Jiangxi Copper Company Limited released a comprehensive set of rules detailing the structure, responsibilities, and procedures governing its Board of Directors. According to the announcement, the Board consists of 11 directors, one of whom is elected by employees. At least one-third of the directors serve as independent (non-executive) members, fulfilling professional and financial expertise requirements.
Under these rules, the Board is accountable to the General Meeting and holds powers that include convening shareholder meetings, formulating operational and investment plans, and appointing or dismissing key management. Certain decisions—such as changes in registered capital and substantial mergers or asset transactions—must be passed by at least two-thirds of the directors. The chairman acts as the legal representative, presides over all Board meetings, and oversees implementation of resolutions.

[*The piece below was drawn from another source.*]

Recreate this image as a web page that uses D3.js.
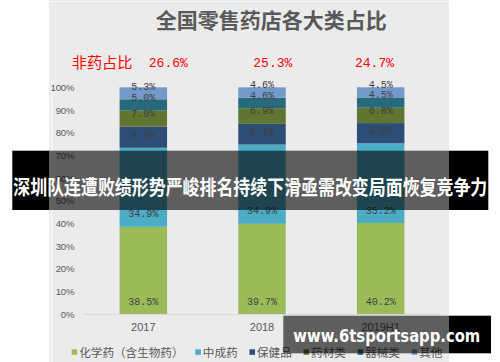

The company stipulates that Board meetings shall occur at least four times a year. Special meetings can be convened upon requests from shareholders representing more than 10% of voting rights, at least one-third of the directors, or the chairman. Each director is required to fulfill loyalty and due diligence obligations, avoid conflicts of interest, and safeguard company assets. Independent directors play a significant role in committees such as the Audit Committee, Nomination Committee, and Remuneration Committee, ensuring financial oversight and sound governance.
Minutes of Board meetings and any related resolutions require prompt disclosure, with each director signing and confirming final decisions. These newly released rules take effect upon approval by the General Meeting, and all company stakeholders are expected to adhere to them under the current regulatory framework.